((

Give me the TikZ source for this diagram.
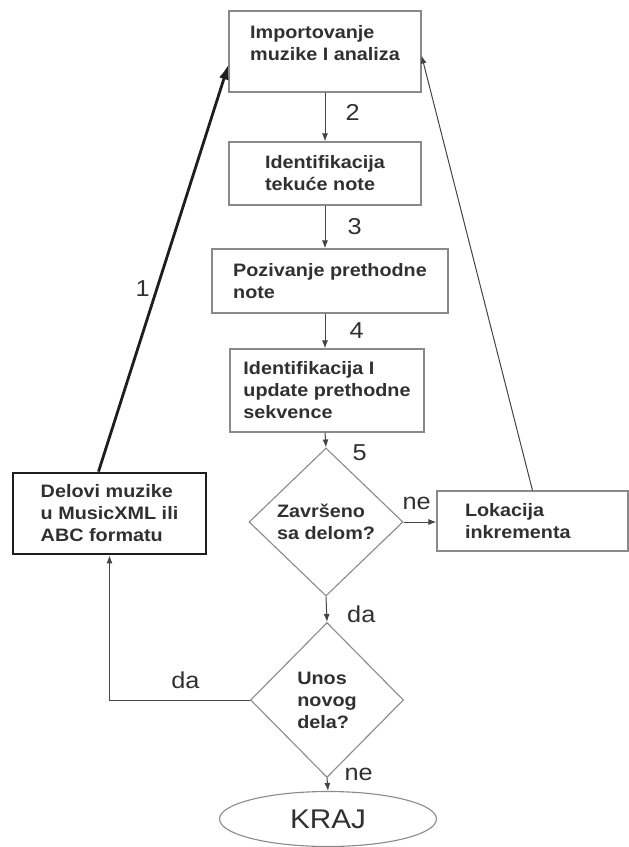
\documentclass[tikz,border=0pt]{standalone}
\usepackage{fontspec}
\setmainfont[FakeStretch=1.1]{Liberation Sans}
\usepackage{xcolor}
\usepackage{tikz}
\usetikzlibrary{arrows.meta,positioning,calc,shapes.geometric}
\definecolor{Ink}{HTML}{303030}
\definecolor{Frame}{HTML}{8A8A8A}
\definecolor{Wire}{HTML}{444444}
\definecolor{Heavy}{HTML}{1E1E1E}

\begin{document}
\begin{tikzpicture}[x=1pt,y=-1pt,>={Latex[length=8pt,width=6pt]}]
\tikzset{flowbox/.style={draw=Frame,line width=1.1pt,text=Ink,align=left,inner sep=0pt,font=\bfseries\fontsize{18}{22}\selectfont}, choice/.style={diamond,draw=Frame,line width=1.1pt,text=Ink,align=left,inner sep=0pt,font=\bfseries\fontsize{18}{22}\selectfont}, arrow/.style={->,line width=1pt,Wire}, tag/.style={text=Ink,inner sep=2pt,font=\fontsize{23}{23}\selectfont}}
\useasboundingbox (0,0) rectangle (629,847);
\node[flowbox,minimum width=192pt,minimum height=81pt] (imp) at (325,51.5) {Importovanje\\muzike I analiza\\[-4pt]\mbox{}};
\node[flowbox,minimum width=192pt,minimum height=63pt] (ident) at (325,173.5) {Identifikacija\\tekuće note};
\node[flowbox,minimum width=236pt,minimum height=64pt] (poz) at (330,281) {Pozivanje prethodne\\note};
\node[flowbox,minimum width=194pt,minimum height=83pt] (seq) at (327,390.5) {Identifikacija I\\update prethodne\\sekvence};
\node[choice,minimum width=154pt,minimum height=148pt] (done) at (326,522) {Završeno\\sa delom?};
\node[flowbox,minimum width=191pt,minimum height=60pt,text width=135pt] (lok) at (532.5,521) {Lokacija\\inkrementa};
\node[flowbox,draw=Heavy,line width=2.8pt,minimum width=193pt,minimum height=81pt] (delovi) at (109.5,513.5) {Delovi muzike\\u MusicXML ili\\ABC formatu};
\node[choice,minimum width=153pt,minimum height=155pt] (more) at (327,700) {Unos\\novog\\dela?};
\node[ellipse,draw=Frame,line width=1.1pt,text=Ink,inner sep=0pt,minimum width=217pt,minimum height=55pt,font=\fontsize{27}{27}\selectfont] (kraj) at (328,819) {KRAJ};
\draw[arrow] (imp.south) -- node[tag,pos=0.4,right=18pt] {2} (ident.north);
\draw[arrow] (ident.south) -- node[tag,pos=0.5,right=20pt] {3} (ident.south |- poz.north);
\draw[arrow] (ident.south |- poz.south) -- node[tag,pos=0.5,right=22pt] {4} (ident.south |- seq.north);
\draw[arrow] (ident.south |- seq.south) -- node[tag,pos=1,anchor=west,xshift=24pt,yshift=-5pt] {5} (done.north);
\draw[arrow] (done.east) -- node[tag,pos=0.4,above=10pt] {ne} (done.east -| lok.west);
\draw[arrow] (lok.north) -- ([yshift=-4pt]imp.east);
\draw[->,line width=2.8pt,Heavy,>={Latex[length=15pt,width=10pt]}] ([xshift=-11pt]delovi.north) -- node[tag,pos=0.45,left=4pt] {1} ([yshift=-13pt]imp.west);
\draw[arrow] (done.south) -- node[tag,pos=0.7,right=18pt] {da} (more.north);
\draw[arrow] (more.west) -| node[tag,pos=0.23,above=9pt] {da} (delovi.south);
\draw[arrow] (more.south) -- node[tag,pos=0,anchor=west,xshift=15pt,yshift=4pt] {ne} (kraj.north);
\end{tikzpicture}
\end{document}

))

■ Short problem
Keep the pictures out of the copy and write out the data exactly as it stands.

■ Answer for the task
Give me the TikZ source for this diagram.
\documentclass[tikz,border=0pt]{standalone}
\usepackage{fontspec}
\setmainfont[FakeStretch=1.1]{Liberation Sans}
\usepackage{xcolor}
\usepackage{tikz}
\usetikzlibrary{arrows.meta,positioning,calc,shapes.geometric}
\definecolor{Ink}{HTML}{303030}
\definecolor{Frame}{HTML}{8A8A8A}
\definecolor{Wire}{HTML}{444444}
\definecolor{Heavy}{HTML}{1E1E1E}

\begin{document}
\begin{tikzpicture}[x=1pt,y=-1pt,>={Latex[length=8pt,width=6pt]}]
\tikzset{flowbox/.style={draw=Frame,line width=1.1pt,text=Ink,align=left,inner sep=0pt,font=\bfseries\fontsize{18}{22}\selectfont}, choice/.style={diamond,draw=Frame,line width=1.1pt,text=Ink,align=left,inner sep=0pt,font=\bfseries\fontsize{18}{22}\selectfont}, arrow/.style={->,line width=1pt,Wire}, tag/.style={text=Ink,inner sep=2pt,font=\fontsize{23}{23}\selectfont}}
\useasboundingbox (0,0) rectangle (629,847);
\node[flowbox,minimum width=192pt,minimum height=81pt] (imp) at (325,51.5) {Importovanje\\muzike I analiza\\[-4pt]\mbox{}};
\node[flowbox,minimum width=192pt,minimum height=63pt] (ident) at (325,173.5) {Identifikacija\\tekuće note};
\node[flowbox,minimum width=236pt,minimum height=64pt] (poz) at (330,281) {Pozivanje prethodne\\note};
\node[flowbox,minimum width=194pt,minimum height=83pt] (seq) at (327,390.5) {Identifikacija I\\update prethodne\\sekvence};
\node[choice,minimum width=154pt,minimum height=148pt] (done) at (326,522) {Završeno\\sa delom?};
\node[flowbox,minimum width=191pt,minimum height=60pt,text width=135pt] (lok) at (532.5,521) {Lokacija\\inkrementa};
\node[flowbox,draw=Heavy,line width=2.8pt,minimum width=193pt,minimum height=81pt] (delovi) at (109.5,513.5) {Delovi muzike\\u MusicXML ili\\ABC formatu};
\node[choice,minimum width=153pt,minimum height=155pt] (more) at (327,700) {Unos\\novog\\dela?};
\node[ellipse,draw=Frame,line width=1.1pt,text=Ink,inner sep=0pt,minimum width=217pt,minimum height=55pt,font=\fontsize{27}{27}\selectfont] (kraj) at (328,819) {KRAJ};
\draw[arrow] (imp.south) -- node[tag,pos=0.4,right=18pt] {2} (ident.north);
\draw[arrow] (ident.south) -- node[tag,pos=0.5,right=20pt] {3} (ident.south |- poz.north);
\draw[arrow] (ident.south |- poz.south) -- node[tag,pos=0.5,right=22pt] {4} (ident.south |- seq.north);
\draw[arrow] (ident.south |- seq.south) -- node[tag,pos=1,anchor=west,xshift=24pt,yshift=-5pt] {5} (done.north);
\draw[arrow] (done.east) -- node[tag,pos=0.4,above=10pt] {ne} (done.east -| lok.west);
\draw[arrow] (lok.north) -- ([yshift=-4pt]imp.east);
\draw[->,line width=2.8pt,Heavy,>={Latex[length=15pt,width=10pt]}] ([xshift=-11pt]delovi.north) -- node[tag,pos=0.45,left=4pt] {1} ([yshift=-13pt]imp.west);
\draw[arrow] (done.south) -- node[tag,pos=0.7,right=18pt] {da} (more.north);
\draw[arrow] (more.west) -| node[tag,pos=0.23,above=9pt] {da} (delovi.south);
\draw[arrow] (more.south) -- node[tag,pos=0,anchor=west,xshift=15pt,yshift=4pt] {ne} (kraj.north);
\end{tikzpicture}
\end{document}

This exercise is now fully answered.